- **DATA BLOCK**:
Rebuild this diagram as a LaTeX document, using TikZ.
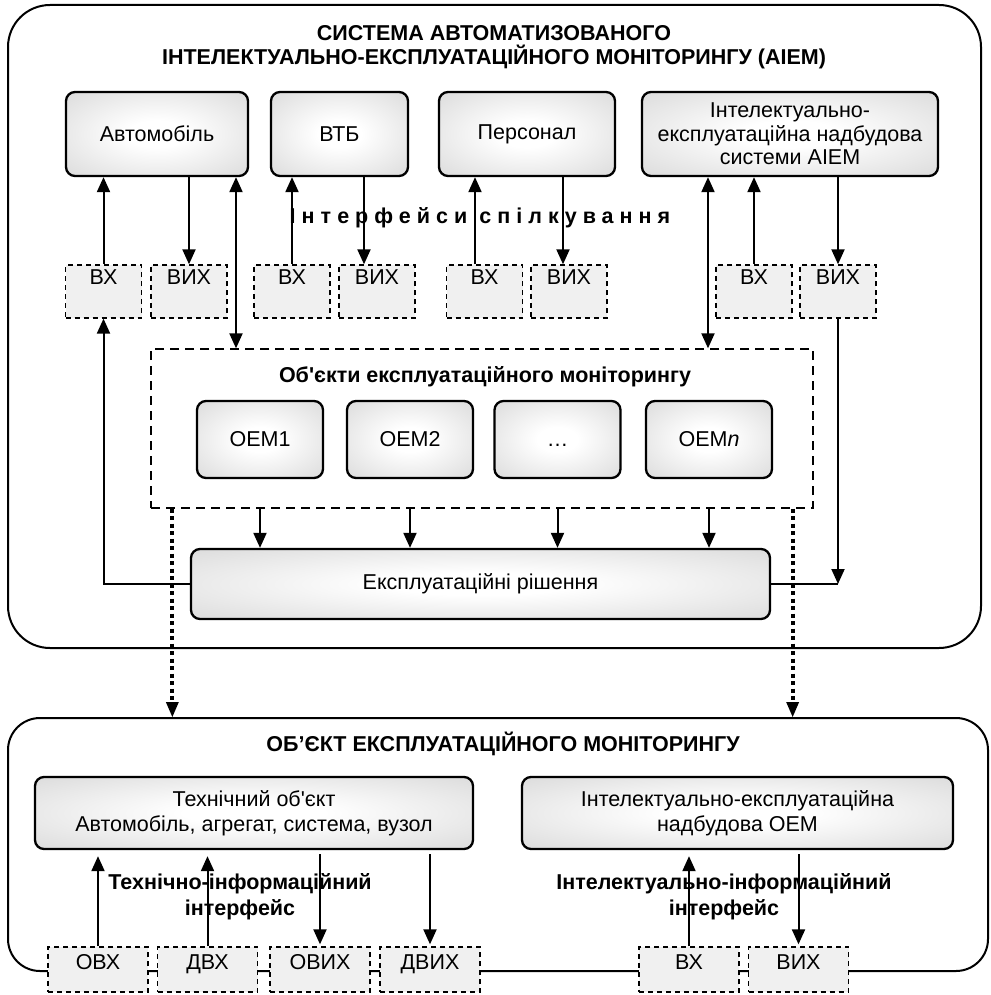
\documentclass[tikz,border=0pt]{standalone}
\usepackage{fontspec}
\setmainfont{Liberation Sans}[Ligatures=TeXOff]
\usetikzlibrary{arrows.meta,calc}
\pgfdeclareradialshading{boxshade}{\pgfpoint{0bp}{0bp}}{color(0bp)=(white); color(8bp)=(white); color(50bp)=(black!21); color(72bp)=(black!27)}
\tikzset{
 graybox/.style={draw, line width=2.3pt, rounded corners=9pt, shading=boxshade, minimum height=84pt, inner sep=2pt, align=center},
 smallbox/.style={draw, line width=1.3pt, dash pattern=on 5pt off 4pt, fill=black!6, minimum width=76pt, minimum height=53pt, inner sep=0pt, label={[anchor=north, inner sep=3pt, yshift=-2pt]north:#1}},
 lowbox/.style={draw, line width=1.3pt, dash pattern=on 5pt off 4pt, fill=black!6, minimum width=100pt, minimum height=45pt, inner sep=0pt, label={[anchor=north, inner sep=3pt, yshift=-5pt]north:#1}},
 arr/.style={line width=2pt, -{Triangle[width=13pt,length=15pt]}},
 dbl/.style={line width=2pt, {Triangle[width=13pt,length=15pt]}-{Triangle[width=13pt,length=15pt]}},
 dotarr/.style={line width=4pt, dash pattern=on 4pt off 3.5pt, -{Triangle[width=13pt,length=15pt,line width=0pt]}},
 bigbox/.style={draw, line width=2pt, inner sep=0pt},
 boldtext/.style={font=\fontsize{21.5}{24}\selectfont\bfseries, align=center},
}
\begin{document}
\begin{tikzpicture}[x=1pt,y=-1pt, font=\fontsize{21.5}{23.5}\selectfont]
\useasboundingbox (0,0) rectangle (990,995);
% outer system box
\node[bigbox, rounded corners=42pt, minimum width=973pt, minimum height=643pt] (sys) at (494.5,326.5) {};
\node[boldtext] (title1) at (494,47) {СИСТЕМА АВТОМАТИЗОВАНОГО\\ІНТЕЛЕКТУАЛЬНО-ЕКСПЛУАТАЦІЙНОГО МОНІТОРИНГУ (AIEM)};
% top boxes
\node[graybox, minimum width=182pt] (auto) at (157,134) {Автомобіль};
\node[graybox, minimum width=137pt] (vtb) at (339.5,134) {ВТБ};
\node[graybox, minimum width=176pt] (pers) at (527,134) {Персонал};
\node[graybox, minimum width=296pt] (intel) at (790,134) {Інтелектуально-\\експлуатаційна надбудова\\системи AIEM};
% interface text
\node[font=\fontsize{21.5}{24}\selectfont\bfseries\addfontfeature{LetterSpace=28}] (iface) at (480,218) {Інтерфейси спілкування};
% small boxes top
\node[smallbox=ВХ] (vx1) at (103.5,291.5) {};
\node[smallbox=ВИХ] (vyx1) at (189,291.5) {};
\node[smallbox=ВХ] (vx2) at (292,291.5) {};
\node[smallbox=ВИХ] (vyx2) at (377,291.5) {};
\node[smallbox=ВХ] (vx3) at (484.5,291.5) {};
\node[smallbox=ВИХ] (vyx3) at (569,291.5) {};
\node[smallbox=ВХ] (vx4) at (754,291.5) {};
\node[smallbox=ВИХ] (vyx4) at (838,291.5) {};
% OEM dashed box
\node[draw, line width=1.3pt, dash pattern=on 9pt off 6pt, minimum width=662pt, minimum height=159pt, inner sep=0pt] (oem) at (482,428.5) {};
\node[boldtext] (oemtitle) at (485,377) {Об'єкти експлуатаційного моніторингу};
\node[graybox, minimum width=126pt, minimum height=77pt] (o1) at (260,439.5) {OEM1};
\node[graybox, minimum width=126pt, minimum height=77pt] (o2) at (410,439.5) {OEM2};
\node[graybox, minimum width=126pt, minimum height=77pt] (o3) at (557.5,439.5) {\vphantom{OEM}…};
\node[graybox, minimum width=126pt, minimum height=77pt] (o4) at (709,439.5) {OEM\textit{n}};
% decisions
\node[graybox, minimum width=579pt, minimum height=70pt] (rish) at (480.5,584) {Експлуатаційні рішення};
% arrows top
\coordinate (c2) at ([xshift=-13pt]vyx2.north);
\coordinate (c3) at ([xshift=-9.5pt]vx3.north);
\coordinate (c4) at ([xshift=-6pt]vyx3.north);
\coordinate (ca) at ([xshift=79pt]auto.south);
\coordinate (ci) at ([xshift=-82pt]intel.south);
\draw[arr] (vx1.north) -- (vx1.north |- auto.south);
\draw[arr] (vyx1.north |- auto.south) -- (vyx1.north);
\draw[dbl] (ca) -- (ca |- oem.north);
\draw[arr] (vx2.north) -- (vx2.north |- vtb.south);
\draw[arr] (c2 |- vtb.south) -- (c2);
\draw[arr] (c3) -- (c3 |- pers.south);
\draw[arr] (c4 |- pers.south) -- (c4);
\draw[dbl] (ci) -- (ci |- oem.north);
\draw[arr] (vx4.north) -- (vx4.north |- intel.south);
\draw[arr] (vyx4.north |- intel.south) -- (vyx4.north);
% oem to decisions
\foreach \o in {o1,o2,o3,o4}{
  \draw[arr] (\o.south |- oem.south) -- (\o.south |- rish.north);
}
% feedback
\draw[arr] (rish.west) -| (vx1.south);
\draw[line width=2pt] (rish.east) -- (rish.east -| vyx4.south);
\draw[arr] (vyx4.south) -- (vyx4.south |- rish.east);
% bottom object box
\node[bigbox, rounded corners=32pt, minimum width=980pt, minimum height=253pt] (obj) at (498,844.5) {};
% dotted links
\coordinate (dl) at ([xshift=22pt]oem.south west);
\coordinate (dr) at ([xshift=-21pt]oem.south east);
\draw[dotarr] (dl) -- (dl |- obj.north);
\draw[dotarr] (dr) -- (dr |- obj.north);
\node[boldtext] (objtitle) at (503,744) {ОБ’ЄКТ ЕКСПЛУАТАЦІЙНОГО МОНІТОРИНГУ};
\node[graybox, minimum width=438pt, minimum height=72pt] (tech) at (254,813) {Технічний об'єкт\\[2pt]Автомобіль, агрегат, система, вузол};
\node[graybox, minimum width=431pt, minimum height=72pt] (ioem) at (737.5,813) {Інтелектуально-експлуатаційна\\[2pt]надбудова OEM};
\node[boldtext, font=\fontsize{21.5}{26}\selectfont\bfseries] (lab1) at (240,897) {Технічно-інформаційний\\інтерфейс};
\node[boldtext, font=\fontsize{21.5}{26}\selectfont\bfseries] (lab2) at (724,897) {Інтелектуально-інформаційний\\інтерфейс};
% bottom small boxes
\node[lowbox=ОВХ] (ovx) at (98,969.5) {};
\node[lowbox=ДВХ] (dvx) at (207.5,969.5) {};
\node[lowbox=ОВИХ] (ovyx) at (320,969.5) {};
\node[lowbox=ДВИХ] (dvyx) at (430,969.5) {};
\node[lowbox=ВХ] (bvx) at (689,969.5) {};
\node[lowbox=ВИХ] (bvyx) at (798.5,969.5) {};
% bottom arrows
\draw[arr, shorten >=6pt] (ovx.north) -- (ovx.north |- tech.south);
\draw[arr, shorten >=6pt] (dvx.north) -- (dvx.north |- tech.south);
\draw[arr, shorten <=4pt, shorten >=2pt] (ovyx.north |- tech.south) -- (ovyx.north);
\draw[arr, shorten <=4pt, shorten >=2pt] (dvyx.north |- tech.south) -- (dvyx.north);
\draw[arr, shorten >=6pt] (bvx.north) -- (bvx.north |- ioem.south);
\draw[arr, shorten <=4pt, shorten >=2pt] (bvyx.north |- ioem.south) -- (bvyx.north);
\end{tikzpicture}
\end{document}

- **GOAL**: Copy the listing in full and without alteration, omitting every picture.

- **EXERCISE ANSWER**:
Rebuild this diagram as a LaTeX document, using TikZ.
\documentclass[tikz,border=0pt]{standalone}
\usepackage{fontspec}
\setmainfont{Liberation Sans}[Ligatures=TeXOff]
\usetikzlibrary{arrows.meta,calc}
\pgfdeclareradialshading{boxshade}{\pgfpoint{0bp}{0bp}}{color(0bp)=(white); color(8bp)=(white); color(50bp)=(black!21); color(72bp)=(black!27)}
\tikzset{
 graybox/.style={draw, line width=2.3pt, rounded corners=9pt, shading=boxshade, minimum height=84pt, inner sep=2pt, align=center},
 smallbox/.style={draw, line width=1.3pt, dash pattern=on 5pt off 4pt, fill=black!6, minimum width=76pt, minimum height=53pt, inner sep=0pt, label={[anchor=north, inner sep=3pt, yshift=-2pt]north:#1}},
 lowbox/.style={draw, line width=1.3pt, dash pattern=on 5pt off 4pt, fill=black!6, minimum width=100pt, minimum height=45pt, inner sep=0pt, label={[anchor=north, inner sep=3pt, yshift=-5pt]north:#1}},
 arr/.style={line width=2pt, -{Triangle[width=13pt,length=15pt]}},
 dbl/.style={line width=2pt, {Triangle[width=13pt,length=15pt]}-{Triangle[width=13pt,length=15pt]}},
 dotarr/.style={line width=4pt, dash pattern=on 4pt off 3.5pt, -{Triangle[width=13pt,length=15pt,line width=0pt]}},
 bigbox/.style={draw, line width=2pt, inner sep=0pt},
 boldtext/.style={font=\fontsize{21.5}{24}\selectfont\bfseries, align=center},
}
\begin{document}
\begin{tikzpicture}[x=1pt,y=-1pt, font=\fontsize{21.5}{23.5}\selectfont]
\useasboundingbox (0,0) rectangle (990,995);
% outer system box
\node[bigbox, rounded corners=42pt, minimum width=973pt, minimum height=643pt] (sys) at (494.5,326.5) {};
\node[boldtext] (title1) at (494,47) {СИСТЕМА АВТОМАТИЗОВАНОГО\\ІНТЕЛЕКТУАЛЬНО-ЕКСПЛУАТАЦІЙНОГО МОНІТОРИНГУ (AIEM)};
% top boxes
\node[graybox, minimum width=182pt] (auto) at (157,134) {Автомобіль};
\node[graybox, minimum width=137pt] (vtb) at (339.5,134) {ВТБ};
\node[graybox, minimum width=176pt] (pers) at (527,134) {Персонал};
\node[graybox, minimum width=296pt] (intel) at (790,134) {Інтелектуально-\\експлуатаційна надбудова\\системи AIEM};
% interface text
\node[font=\fontsize{21.5}{24}\selectfont\bfseries\addfontfeature{LetterSpace=28}] (iface) at (480,218) {Інтерфейси спілкування};
% small boxes top
\node[smallbox=ВХ] (vx1) at (103.5,291.5) {};
\node[smallbox=ВИХ] (vyx1) at (189,291.5) {};
\node[smallbox=ВХ] (vx2) at (292,291.5) {};
\node[smallbox=ВИХ] (vyx2) at (377,291.5) {};
\node[smallbox=ВХ] (vx3) at (484.5,291.5) {};
\node[smallbox=ВИХ] (vyx3) at (569,291.5) {};
\node[smallbox=ВХ] (vx4) at (754,291.5) {};
\node[smallbox=ВИХ] (vyx4) at (838,291.5) {};
% OEM dashed box
\node[draw, line width=1.3pt, dash pattern=on 9pt off 6pt, minimum width=662pt, minimum height=159pt, inner sep=0pt] (oem) at (482,428.5) {};
\node[boldtext] (oemtitle) at (485,377) {Об'єкти експлуатаційного моніторингу};
\node[graybox, minimum width=126pt, minimum height=77pt] (o1) at (260,439.5) {OEM1};
\node[graybox, minimum width=126pt, minimum height=77pt] (o2) at (410,439.5) {OEM2};
\node[graybox, minimum width=126pt, minimum height=77pt] (o3) at (557.5,439.5) {\vphantom{OEM}…};
\node[graybox, minimum width=126pt, minimum height=77pt] (o4) at (709,439.5) {OEM\textit{n}};
% decisions
\node[graybox, minimum width=579pt, minimum height=70pt] (rish) at (480.5,584) {Експлуатаційні рішення};
% arrows top
\coordinate (c2) at ([xshift=-13pt]vyx2.north);
\coordinate (c3) at ([xshift=-9.5pt]vx3.north);
\coordinate (c4) at ([xshift=-6pt]vyx3.north);
\coordinate (ca) at ([xshift=79pt]auto.south);
\coordinate (ci) at ([xshift=-82pt]intel.south);
\draw[arr] (vx1.north) -- (vx1.north |- auto.south);
\draw[arr] (vyx1.north |- auto.south) -- (vyx1.north);
\draw[dbl] (ca) -- (ca |- oem.north);
\draw[arr] (vx2.north) -- (vx2.north |- vtb.south);
\draw[arr] (c2 |- vtb.south) -- (c2);
\draw[arr] (c3) -- (c3 |- pers.south);
\draw[arr] (c4 |- pers.south) -- (c4);
\draw[dbl] (ci) -- (ci |- oem.north);
\draw[arr] (vx4.north) -- (vx4.north |- intel.south);
\draw[arr] (vyx4.north |- intel.south) -- (vyx4.north);
% oem to decisions
\foreach \o in {o1,o2,o3,o4}{
  \draw[arr] (\o.south |- oem.south) -- (\o.south |- rish.north);
}
% feedback
\draw[arr] (rish.west) -| (vx1.south);
\draw[line width=2pt] (rish.east) -- (rish.east -| vyx4.south);
\draw[arr] (vyx4.south) -- (vyx4.south |- rish.east);
% bottom object box
\node[bigbox, rounded corners=32pt, minimum width=980pt, minimum height=253pt] (obj) at (498,844.5) {};
% dotted links
\coordinate (dl) at ([xshift=22pt]oem.south west);
\coordinate (dr) at ([xshift=-21pt]oem.south east);
\draw[dotarr] (dl) -- (dl |- obj.north);
\draw[dotarr] (dr) -- (dr |- obj.north);
\node[boldtext] (objtitle) at (503,744) {ОБ’ЄКТ ЕКСПЛУАТАЦІЙНОГО МОНІТОРИНГУ};
\node[graybox, minimum width=438pt, minimum height=72pt] (tech) at (254,813) {Технічний об'єкт\\[2pt]Автомобіль, агрегат, система, вузол};
\node[graybox, minimum width=431pt, minimum height=72pt] (ioem) at (737.5,813) {Інтелектуально-експлуатаційна\\[2pt]надбудова OEM};
\node[boldtext, font=\fontsize{21.5}{26}\selectfont\bfseries] (lab1) at (240,897) {Технічно-інформаційний\\інтерфейс};
\node[boldtext, font=\fontsize{21.5}{26}\selectfont\bfseries] (lab2) at (724,897) {Інтелектуально-інформаційний\\інтерфейс};
% bottom small boxes
\node[lowbox=ОВХ] (ovx) at (98,969.5) {};
\node[lowbox=ДВХ] (dvx) at (207.5,969.5) {};
\node[lowbox=ОВИХ] (ovyx) at (320,969.5) {};
\node[lowbox=ДВИХ] (dvyx) at (430,969.5) {};
\node[lowbox=ВХ] (bvx) at (689,969.5) {};
\node[lowbox=ВИХ] (bvyx) at (798.5,969.5) {};
% bottom arrows
\draw[arr, shorten >=6pt] (ovx.north) -- (ovx.north |- tech.south);
\draw[arr, shorten >=6pt] (dvx.north) -- (dvx.north |- tech.south);
\draw[arr, shorten <=4pt, shorten >=2pt] (ovyx.north |- tech.south) -- (ovyx.north);
\draw[arr, shorten <=4pt, shorten >=2pt] (dvyx.north |- tech.south) -- (dvyx.north);
\draw[arr, shorten >=6pt] (bvx.north) -- (bvx.north |- ioem.south);
\draw[arr, shorten <=4pt, shorten >=2pt] (bvyx.north |- ioem.south) -- (bvyx.north);
\end{tikzpicture}
\end{document}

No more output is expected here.